**Exercise**
Go through the material and write it all out exactly, minus the pictures.

**Recorded information**
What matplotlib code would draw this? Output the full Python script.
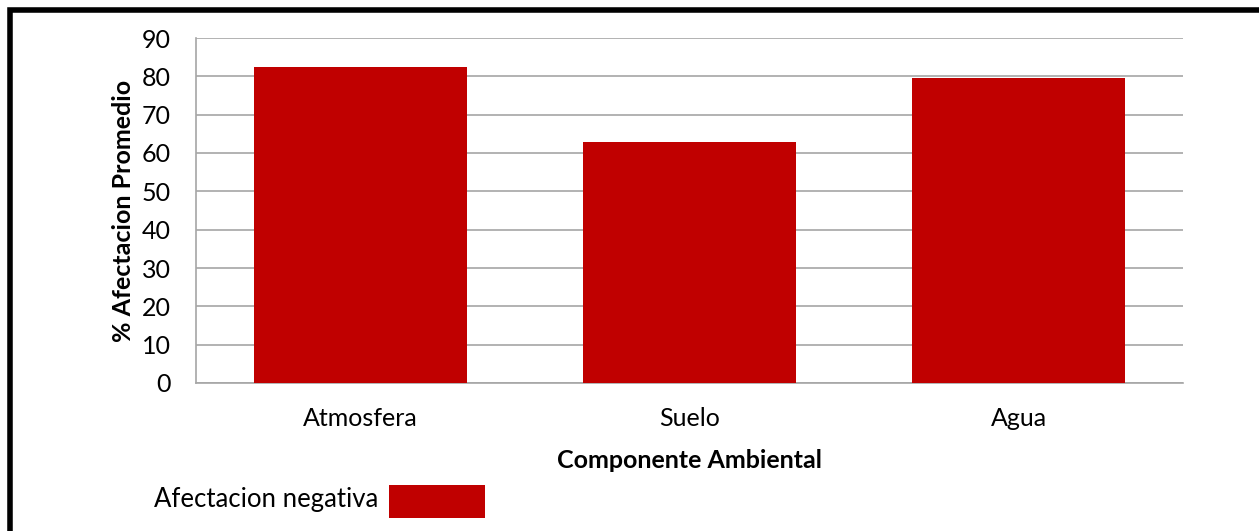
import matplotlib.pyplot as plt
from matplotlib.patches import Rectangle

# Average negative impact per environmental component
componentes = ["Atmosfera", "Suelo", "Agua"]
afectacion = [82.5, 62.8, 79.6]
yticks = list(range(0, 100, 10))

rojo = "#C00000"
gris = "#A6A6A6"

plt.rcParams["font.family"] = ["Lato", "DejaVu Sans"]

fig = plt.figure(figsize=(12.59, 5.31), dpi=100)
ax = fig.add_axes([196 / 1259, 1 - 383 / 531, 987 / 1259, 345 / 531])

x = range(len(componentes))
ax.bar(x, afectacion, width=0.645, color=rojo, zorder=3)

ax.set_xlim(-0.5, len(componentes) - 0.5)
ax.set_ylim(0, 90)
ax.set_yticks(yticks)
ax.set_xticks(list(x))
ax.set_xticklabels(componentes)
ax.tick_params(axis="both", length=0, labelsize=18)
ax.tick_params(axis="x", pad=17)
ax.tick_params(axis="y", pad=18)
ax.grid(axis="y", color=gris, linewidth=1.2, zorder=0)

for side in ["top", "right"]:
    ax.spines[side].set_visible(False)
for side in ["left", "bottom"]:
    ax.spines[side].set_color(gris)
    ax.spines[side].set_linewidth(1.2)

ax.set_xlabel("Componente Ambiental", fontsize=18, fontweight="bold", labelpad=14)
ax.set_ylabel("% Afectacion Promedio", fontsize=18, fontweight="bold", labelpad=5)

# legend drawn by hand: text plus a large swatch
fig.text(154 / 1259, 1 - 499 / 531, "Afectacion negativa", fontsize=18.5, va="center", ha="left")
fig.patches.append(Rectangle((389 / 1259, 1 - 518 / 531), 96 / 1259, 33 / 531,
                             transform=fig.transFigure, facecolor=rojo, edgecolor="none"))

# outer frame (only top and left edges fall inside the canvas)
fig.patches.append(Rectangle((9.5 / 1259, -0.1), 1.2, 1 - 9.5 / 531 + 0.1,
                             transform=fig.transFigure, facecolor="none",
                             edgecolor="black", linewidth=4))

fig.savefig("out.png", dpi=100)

**Answer below**
What matplotlib code would draw this? Output the full Python script.
import matplotlib.pyplot as plt
from matplotlib.patches import Rectangle

# Average negative impact per environmental component
componentes = ["Atmosfera", "Suelo", "Agua"]
afectacion = [82.5, 62.8, 79.6]
yticks = list(range(0, 100, 10))

rojo = "#C00000"
gris = "#A6A6A6"

plt.rcParams["font.family"] = ["Lato", "DejaVu Sans"]

fig = plt.figure(figsize=(12.59, 5.31), dpi=100)
ax = fig.add_axes([196 / 1259, 1 - 383 / 531, 987 / 1259, 345 / 531])

x = range(len(componentes))
ax.bar(x, afectacion, width=0.645, color=rojo, zorder=3)

ax.set_xlim(-0.5, len(componentes) - 0.5)
ax.set_ylim(0, 90)
ax.set_yticks(yticks)
ax.set_xticks(list(x))
ax.set_xticklabels(componentes)
ax.tick_params(axis="both", length=0, labelsize=18)
ax.tick_params(axis="x", pad=17)
ax.tick_params(axis="y", pad=18)
ax.grid(axis="y", color=gris, linewidth=1.2, zorder=0)

for side in ["top", "right"]:
    ax.spines[side].set_visible(False)
for side in ["left", "bottom"]:
    ax.spines[side].set_color(gris)
    ax.spines[side].set_linewidth(1.2)

ax.set_xlabel("Componente Ambiental", fontsize=18, fontweight="bold", labelpad=14)
ax.set_ylabel("% Afectacion Promedio", fontsize=18, fontweight="bold", labelpad=5)

# legend drawn by hand: text plus a large swatch
fig.text(154 / 1259, 1 - 499 / 531, "Afectacion negativa", fontsize=18.5, va="center", ha="left")
fig.patches.append(Rectangle((389 / 1259, 1 - 518 / 531), 96 / 1259, 33 / 531,
                             transform=fig.transFigure, facecolor=rojo, edgecolor="none"))

# outer frame (only top and left edges fall inside the canvas)
fig.patches.append(Rectangle((9.5 / 1259, -0.1), 1.2, 1 - 9.5 / 531 + 0.1,
                             transform=fig.transFigure, facecolor="none",
                             edgecolor="black", linewidth=4))

fig.savefig("out.png", dpi=100)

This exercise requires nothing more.